Exactly repeat the lines starting at the one that holds "Recreate this image" and ending at the one that holds "Chart.register(...registerables);". Both end lines count; leave out everything else.

─── MATERIALS PROVIDED ───

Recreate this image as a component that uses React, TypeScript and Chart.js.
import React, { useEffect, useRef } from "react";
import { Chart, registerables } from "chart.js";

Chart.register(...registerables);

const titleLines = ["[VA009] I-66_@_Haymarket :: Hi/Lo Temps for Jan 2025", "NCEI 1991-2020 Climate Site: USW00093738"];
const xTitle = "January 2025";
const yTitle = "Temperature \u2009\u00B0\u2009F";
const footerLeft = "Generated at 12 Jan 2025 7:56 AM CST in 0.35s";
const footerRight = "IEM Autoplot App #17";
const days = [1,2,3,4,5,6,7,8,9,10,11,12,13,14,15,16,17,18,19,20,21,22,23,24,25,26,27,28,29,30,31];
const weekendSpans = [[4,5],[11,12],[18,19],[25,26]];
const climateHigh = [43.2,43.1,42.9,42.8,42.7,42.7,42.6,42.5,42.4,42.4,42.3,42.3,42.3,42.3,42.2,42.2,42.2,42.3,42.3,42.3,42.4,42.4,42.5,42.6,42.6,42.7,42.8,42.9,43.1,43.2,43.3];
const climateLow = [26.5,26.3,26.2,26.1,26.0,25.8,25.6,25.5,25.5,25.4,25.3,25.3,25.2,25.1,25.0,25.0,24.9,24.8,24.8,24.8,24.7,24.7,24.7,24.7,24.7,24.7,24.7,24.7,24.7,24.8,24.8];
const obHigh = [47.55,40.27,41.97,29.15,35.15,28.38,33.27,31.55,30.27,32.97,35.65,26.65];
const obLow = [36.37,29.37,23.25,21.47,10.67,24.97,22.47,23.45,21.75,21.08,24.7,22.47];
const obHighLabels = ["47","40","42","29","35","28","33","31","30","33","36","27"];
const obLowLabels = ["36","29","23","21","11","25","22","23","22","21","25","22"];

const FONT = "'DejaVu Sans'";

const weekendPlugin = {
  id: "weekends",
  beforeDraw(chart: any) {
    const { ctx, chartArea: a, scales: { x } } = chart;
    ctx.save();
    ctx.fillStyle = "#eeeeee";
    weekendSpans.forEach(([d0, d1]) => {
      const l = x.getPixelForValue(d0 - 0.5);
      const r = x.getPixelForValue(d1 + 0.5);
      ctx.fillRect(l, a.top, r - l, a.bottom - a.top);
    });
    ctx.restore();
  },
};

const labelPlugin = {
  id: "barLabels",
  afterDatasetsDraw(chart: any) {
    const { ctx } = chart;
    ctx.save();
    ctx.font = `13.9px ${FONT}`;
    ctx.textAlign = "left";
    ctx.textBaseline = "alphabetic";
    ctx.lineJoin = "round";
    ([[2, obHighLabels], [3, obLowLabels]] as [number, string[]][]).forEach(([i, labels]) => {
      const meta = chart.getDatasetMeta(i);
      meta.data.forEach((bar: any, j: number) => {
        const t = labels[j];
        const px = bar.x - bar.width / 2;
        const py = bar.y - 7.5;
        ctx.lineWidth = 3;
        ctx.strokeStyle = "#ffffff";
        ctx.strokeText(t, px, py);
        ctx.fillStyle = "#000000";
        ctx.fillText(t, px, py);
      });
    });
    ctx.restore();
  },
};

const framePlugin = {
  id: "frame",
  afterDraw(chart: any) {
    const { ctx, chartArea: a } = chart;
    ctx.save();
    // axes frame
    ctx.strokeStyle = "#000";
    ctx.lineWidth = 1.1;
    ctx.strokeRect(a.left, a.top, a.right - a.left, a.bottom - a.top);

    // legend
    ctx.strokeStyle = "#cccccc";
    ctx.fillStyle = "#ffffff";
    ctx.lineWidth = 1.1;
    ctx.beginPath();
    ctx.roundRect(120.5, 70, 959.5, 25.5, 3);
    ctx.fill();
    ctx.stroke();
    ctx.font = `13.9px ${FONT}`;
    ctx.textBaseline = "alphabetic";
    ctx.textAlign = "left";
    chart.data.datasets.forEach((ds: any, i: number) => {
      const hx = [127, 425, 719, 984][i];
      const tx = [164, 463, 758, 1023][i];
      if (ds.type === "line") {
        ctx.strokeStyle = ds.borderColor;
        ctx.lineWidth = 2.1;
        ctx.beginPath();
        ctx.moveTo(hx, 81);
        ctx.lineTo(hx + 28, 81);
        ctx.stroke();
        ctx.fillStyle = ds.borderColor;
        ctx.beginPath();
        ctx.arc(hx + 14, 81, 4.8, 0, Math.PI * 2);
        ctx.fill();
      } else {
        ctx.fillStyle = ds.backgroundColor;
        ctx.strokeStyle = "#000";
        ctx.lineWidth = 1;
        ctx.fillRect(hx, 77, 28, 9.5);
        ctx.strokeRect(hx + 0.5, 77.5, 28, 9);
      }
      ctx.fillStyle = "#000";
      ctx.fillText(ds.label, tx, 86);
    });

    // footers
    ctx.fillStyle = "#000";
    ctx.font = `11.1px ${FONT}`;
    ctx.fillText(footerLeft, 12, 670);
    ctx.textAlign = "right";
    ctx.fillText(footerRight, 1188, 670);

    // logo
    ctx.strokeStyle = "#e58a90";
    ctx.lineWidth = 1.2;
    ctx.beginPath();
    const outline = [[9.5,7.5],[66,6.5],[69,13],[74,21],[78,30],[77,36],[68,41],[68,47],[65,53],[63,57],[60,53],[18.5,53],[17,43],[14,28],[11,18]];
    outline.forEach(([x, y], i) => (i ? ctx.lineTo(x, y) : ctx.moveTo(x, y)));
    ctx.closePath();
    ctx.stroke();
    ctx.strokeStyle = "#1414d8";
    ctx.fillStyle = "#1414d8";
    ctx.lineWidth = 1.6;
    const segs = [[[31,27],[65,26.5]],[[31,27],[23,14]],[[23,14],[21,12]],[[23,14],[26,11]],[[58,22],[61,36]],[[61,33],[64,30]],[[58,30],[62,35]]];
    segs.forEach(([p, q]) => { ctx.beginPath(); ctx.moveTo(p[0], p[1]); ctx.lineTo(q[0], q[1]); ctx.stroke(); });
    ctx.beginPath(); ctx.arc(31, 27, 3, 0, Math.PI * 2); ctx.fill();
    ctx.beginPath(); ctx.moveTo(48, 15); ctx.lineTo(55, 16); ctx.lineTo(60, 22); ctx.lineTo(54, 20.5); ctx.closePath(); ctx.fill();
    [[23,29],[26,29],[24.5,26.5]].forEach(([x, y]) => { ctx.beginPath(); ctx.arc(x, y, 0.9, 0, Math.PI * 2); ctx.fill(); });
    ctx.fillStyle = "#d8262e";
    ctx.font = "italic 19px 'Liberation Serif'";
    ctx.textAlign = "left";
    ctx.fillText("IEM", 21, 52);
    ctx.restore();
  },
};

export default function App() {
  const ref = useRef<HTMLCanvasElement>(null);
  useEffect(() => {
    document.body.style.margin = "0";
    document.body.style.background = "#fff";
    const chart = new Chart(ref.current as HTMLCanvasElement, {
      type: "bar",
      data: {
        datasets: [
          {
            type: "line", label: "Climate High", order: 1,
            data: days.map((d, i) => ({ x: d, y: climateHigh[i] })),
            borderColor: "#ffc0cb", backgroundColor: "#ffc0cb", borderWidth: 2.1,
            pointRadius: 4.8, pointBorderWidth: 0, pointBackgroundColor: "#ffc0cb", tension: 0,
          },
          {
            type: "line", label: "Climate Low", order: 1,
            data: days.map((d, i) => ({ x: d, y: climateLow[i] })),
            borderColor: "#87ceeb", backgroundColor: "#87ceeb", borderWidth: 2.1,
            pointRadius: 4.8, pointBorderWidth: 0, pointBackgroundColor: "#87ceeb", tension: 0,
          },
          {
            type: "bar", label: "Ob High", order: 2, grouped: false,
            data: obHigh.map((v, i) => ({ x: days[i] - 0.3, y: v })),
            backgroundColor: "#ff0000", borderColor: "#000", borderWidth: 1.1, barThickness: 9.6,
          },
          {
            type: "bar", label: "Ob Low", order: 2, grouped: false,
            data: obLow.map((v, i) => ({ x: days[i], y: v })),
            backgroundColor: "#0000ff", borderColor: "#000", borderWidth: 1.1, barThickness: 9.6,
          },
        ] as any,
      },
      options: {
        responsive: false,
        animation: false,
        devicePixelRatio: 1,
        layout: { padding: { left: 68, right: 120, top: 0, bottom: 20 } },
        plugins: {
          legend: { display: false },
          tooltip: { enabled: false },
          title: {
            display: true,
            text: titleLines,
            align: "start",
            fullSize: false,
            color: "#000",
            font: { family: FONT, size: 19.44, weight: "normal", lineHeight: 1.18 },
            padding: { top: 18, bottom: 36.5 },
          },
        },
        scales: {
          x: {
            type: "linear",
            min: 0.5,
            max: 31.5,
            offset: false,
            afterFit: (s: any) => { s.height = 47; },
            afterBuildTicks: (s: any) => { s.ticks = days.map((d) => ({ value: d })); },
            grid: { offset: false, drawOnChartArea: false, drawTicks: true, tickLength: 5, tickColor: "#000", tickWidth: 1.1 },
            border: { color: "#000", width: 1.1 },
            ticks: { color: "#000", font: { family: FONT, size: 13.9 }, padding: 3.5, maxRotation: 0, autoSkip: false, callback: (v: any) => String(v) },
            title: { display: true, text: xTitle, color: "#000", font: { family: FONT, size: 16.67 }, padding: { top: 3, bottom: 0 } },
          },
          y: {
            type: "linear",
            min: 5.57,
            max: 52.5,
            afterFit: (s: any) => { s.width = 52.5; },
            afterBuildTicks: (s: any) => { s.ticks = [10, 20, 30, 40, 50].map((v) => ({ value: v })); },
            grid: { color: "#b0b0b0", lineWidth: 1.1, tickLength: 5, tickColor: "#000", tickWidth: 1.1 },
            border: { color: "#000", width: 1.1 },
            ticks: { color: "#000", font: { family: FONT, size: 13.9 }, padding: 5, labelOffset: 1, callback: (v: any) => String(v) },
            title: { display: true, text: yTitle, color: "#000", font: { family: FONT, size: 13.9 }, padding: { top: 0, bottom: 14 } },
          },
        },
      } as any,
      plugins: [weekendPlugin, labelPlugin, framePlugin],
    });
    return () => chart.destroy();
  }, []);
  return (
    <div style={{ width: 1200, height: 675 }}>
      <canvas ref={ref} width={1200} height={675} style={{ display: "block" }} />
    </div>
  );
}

───
─── MATERIALS PROVIDED ───

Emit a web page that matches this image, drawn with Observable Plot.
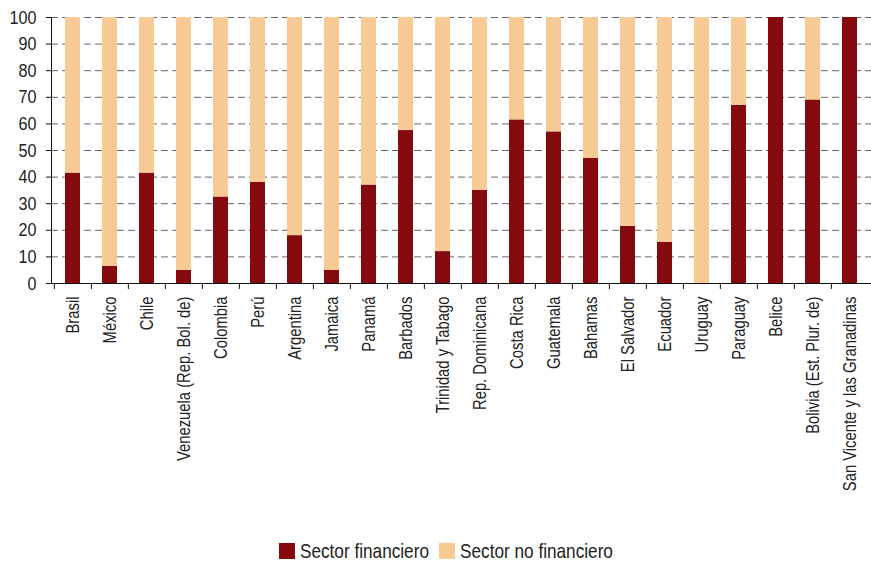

───

### RIGHT ANSWER
Recreate this image as a component that uses React, TypeScript and Chart.js.
import React, { useEffect, useRef } from "react";
import { Chart, registerables } from "chart.js";

Chart.register(...registerables);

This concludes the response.